Throughout the life of the Church, a number of theories have been developed that attempt to fully capture what Christ’s work on the Cross of Calvary accomplished.
Here’s a brief look at a few of them:
The Fishhook Theory was originally promoted by Rufinus and purported that the deity of Christ was hidden under His flesh to fool the devil. According to Rufinus when Satan saw the body of Christ on the Cross, he fell for the bait, getting hooked on God’s plan of freeing humanity, like a fish takes the bait on the end of a fishing line. It may be a clever illustration, but God doesn’t have any need to fool the devil.
The Moral Theory originated from Peter Abelard who lived shortly before Thomas Aquinas. Abelard claimed the death of Christ inspires humanity to an inner spiritual revival. The theory puts the burden of filling the gap between fellowship and salvation of humanity with God on man with our sinful pride and our stubborn wills mining the gap. Christ’s death serves as motivation to put aside our prideful will and do the right thing morally. This theory teaches that Christ’s death motivates humanity to lay aside its pride and to do the right moral thing. The theory falls short in fully explaining the purpose, meaning and relevance of the atonement.
The Example Theory contends that Christ’s death functions as an example causing us to be drawn to God.
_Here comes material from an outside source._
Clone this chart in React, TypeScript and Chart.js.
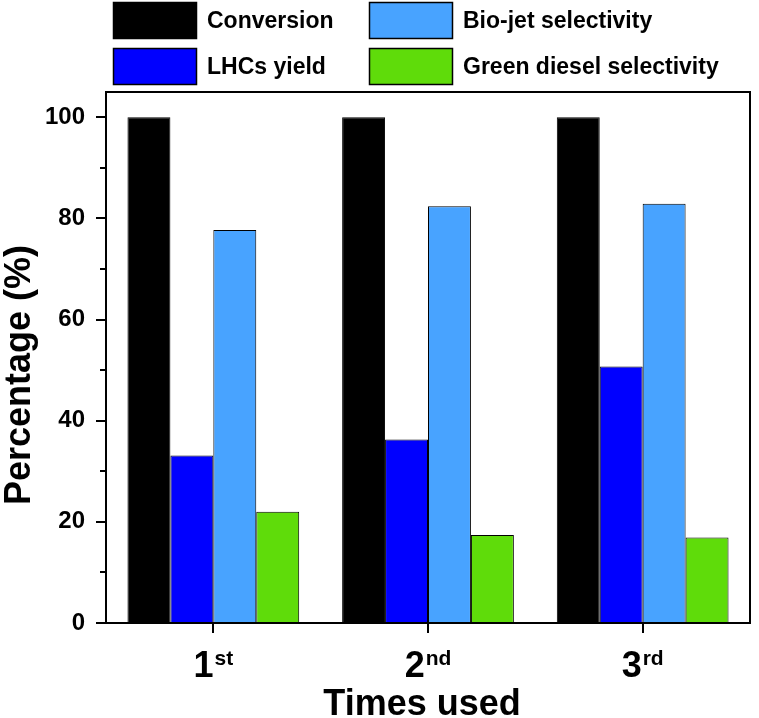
import React, { useEffect, useRef } from 'react';
import { Chart, registerables } from 'chart.js';

Chart.register(...registerables);

// Run number and its ordinal suffix (drawn as a superscript)
const categories = ['1', '2', '3'];
const ordinalSuffixes = ['st', 'nd', 'rd'];

// Series values (%)
const conversion = [100, 100, 100];
const lhcsYield = [33.1, 36.3, 50.7];
const bioJetSelectivity = [77.7, 82.4, 82.9];
const greenDieselSelectivity = [22.0, 17.4, 16.9];

// Y axis ticks
const yTickValues = [0, 20, 40, 60, 80, 100];
const yMinorTickValues = [10, 30, 50, 70, 90];

const seriesLabels = ['Conversion', 'LHCs yield', 'Bio-jet selectivity', 'Green diesel selectivity'];
const seriesColors = ['#000000', '#0000FF', '#48A3FF', '#5FDC0A'];

const FONT = '"Liberation Sans", Arial, Helvetica, sans-serif';
const W = 759;
const H = 718;

const decorPlugin = {
  id: 'decor',
  afterDatasetsDraw(chart: any) {
    const { ctx, chartArea: a, scales } = chart;
    const xs = scales.x;
    const ys = scales.y;
    ctx.save();
    ctx.strokeStyle = '#000';
    ctx.lineWidth = 2;
    ctx.lineCap = 'butt';
    // plot frame
    ctx.strokeRect(a.left, a.top, a.right - a.left, a.bottom - a.top);
    // ticks
    ctx.beginPath();
    for (const v of yTickValues) {
      const py = Math.round(ys.getPixelForValue(v));
      ctx.moveTo(a.left - 10, py);
      ctx.lineTo(a.left, py);
    }
    for (const v of yMinorTickValues) {
      const py = Math.round(ys.getPixelForValue(v));
      ctx.moveTo(a.left - 6, py);
      ctx.lineTo(a.left, py);
    }
    categories.forEach((_, i) => {
      const px = Math.round(xs.getPixelForValue(i));
      ctx.moveTo(px, a.bottom);
      ctx.lineTo(px, a.bottom + 10);
    });
    ctx.stroke();
    ctx.restore();
  },
  afterDraw(chart: any) {
    const { ctx, chartArea: a, scales } = chart;
    const xs = scales.x;
    ctx.save();
    ctx.fillStyle = '#000';

    // x tick labels with superscript suffix
    const mainFont = `bold 36px ${FONT}`;
    const supFont = `bold 21px ${FONT}`;
    categories.forEach((c, i) => {
      const px = xs.getPixelForValue(i);
      ctx.font = mainFont;
      const dw = ctx.measureText(c).width;
      ctx.font = supFont;
      const sw = ctx.measureText(ordinalSuffixes[i]).width;
      const start = px - (dw + sw + 1) / 2;
      ctx.textAlign = 'left';
      ctx.textBaseline = 'alphabetic';
      ctx.font = mainFont;
      ctx.fillText(c, start, a.bottom + 54);
      ctx.font = supFont;
      ctx.fillText(ordinalSuffixes[i], start + dw + 1, a.bottom + 42);
    });

    // x axis title
    ctx.font = `bold 36px ${FONT}`;
    ctx.textAlign = 'center';
    ctx.textBaseline = 'alphabetic';
    ctx.fillText('Times used', 422, 715);

    // y axis title
    ctx.save();
    ctx.translate(30, 375);
    ctx.rotate(-Math.PI / 2);
    ctx.fillText('Percentage (%)', 0, 0);
    ctx.restore();

    // legend: two columns, two rows
    const cols = [113, 369];
    const rows = [2, 48];
    const boxW = 84;
    const boxH = 37;
    ctx.font = `bold 23px ${FONT}`;
    ctx.textAlign = 'left';
    ctx.textBaseline = 'middle';
    chart.data.datasets.forEach((ds: any, i: number) => {
      const col = Math.floor(i / 2);
      const row = i % 2;
      const bx = cols[col];
      const by = rows[row];
      ctx.fillStyle = ds.backgroundColor;
      ctx.fillRect(bx, by, boxW, boxH);
      ctx.strokeStyle = '#000';
      ctx.lineWidth = 1.5;
      ctx.strokeRect(bx + 0.5, by + 0.5, boxW - 1, boxH - 1);
      ctx.fillStyle = '#000';
      ctx.fillText(ds.label, bx + boxW + 10, by + boxH / 2 + 1);
    });
    ctx.restore();
  },
};

export default function App() {
  const canvasRef = useRef<HTMLCanvasElement | null>(null);

  useEffect(() => {
    const canvas = canvasRef.current;
    if (!canvas) return;
    const values = [conversion, lhcsYield, bioJetSelectivity, greenDieselSelectivity];
    const chart = new Chart(canvas, {
      type: 'bar',
      data: {
        labels: categories,
        datasets: values.map((data, i) => ({
          label: seriesLabels[i],
          data,
          backgroundColor: seriesColors[i],
          borderColor: '#000000',
          borderWidth: 1,
          categoryPercentage: 0.8,
          barPercentage: 1.0,
        })),
      },
      options: {
        responsive: false,
        animation: false,
        devicePixelRatio: 1,
        layout: { padding: { top: 92, right: 9, bottom: 0, left: 0 } },
        plugins: {
          legend: { display: false },
          tooltip: { enabled: false },
          title: { display: false },
        },
        scales: {
          x: {
            offset: true,
            grid: { display: false, drawTicks: false, tickLength: 0 },
            border: { display: false },
            ticks: { display: false },
            afterFit: (scale: any) => {
              scale.height = 95;
            },
          },
          y: {
            min: 0,
            max: 105,
            grid: { display: false, drawTicks: false, tickLength: 0 },
            border: { display: false },
            afterBuildTicks: (scale: any) => {
              scale.ticks = yTickValues.map((v) => ({ value: v }));
            },
            ticks: {
              padding: 21,
              color: '#000',
              font: { family: FONT, weight: 'bold', size: 24 },
            },
            afterFit: (scale: any) => {
              scale.width = 106;
            },
          },
        },
      },
      plugins: [decorPlugin],
    });
    return () => chart.destroy();
  }, []);

  return (
    <div style={{ position: 'fixed', left: 0, top: 0, width: W, height: H, background: '#fff' }}>
      <canvas ref={canvasRef} width={W} height={H} style={{ display: 'block', width: W, height: H }} />
    </div>
  );
}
The difficulty is that it suggests that man in essence is good, which is not Biblical teaching. It does have benefit in that it teaches us to live as Christ lived.
The Christus Victor Theory was promoted by Gustaf Aulen in his book Christus Victor. In his book, Aulen transposes the significance of the cross as satisfying God’s wrath to demonstrating God’s victory over Satan. This theory fails to follow the New Testament teaching about Christ’s atoning death.
The Classic Theory, similar to the Ransom Theory, teaches that Christ conquered Satan and evil once and for all. It contends that while Satan saw the death of Christ on the Cross as victory over God it actually serves as Christ bringing victory to God’s people through the gift of salvation.
The Satisfaction Theory of the atonement was formulated by the medieval theologian Anselm of Canterbury in his book, Cur Deus Homo (meaning God Man) According to Anselm, God’s offended honor and dignity could only be satisfied by the sacrifice of the God-man, Jesus Christ. He held that humans could not give to God more than what was his due. The satisfaction due God, Anselm surmised, was greater than what we as created beings are capable of doing on our own because we can only do that which is already required of us. This places the burden of satisfying the debt our sin incurred, God had to intervene on his own behalf. Since this payment was going to be made on our behalf, God would have to use a human. Therefore only a being that was both God and man could satisfy God and give him the honor that is due him, making Jesus, fully-God, fully-man, the perfect sacrifice to satisfy the debt incurred by our sins.
How about you? What do you think Christ’s work on the Cross accomplished? What do you believe God accomplished by allowing the blood of his Son, Jesus, to be shed at Calvary?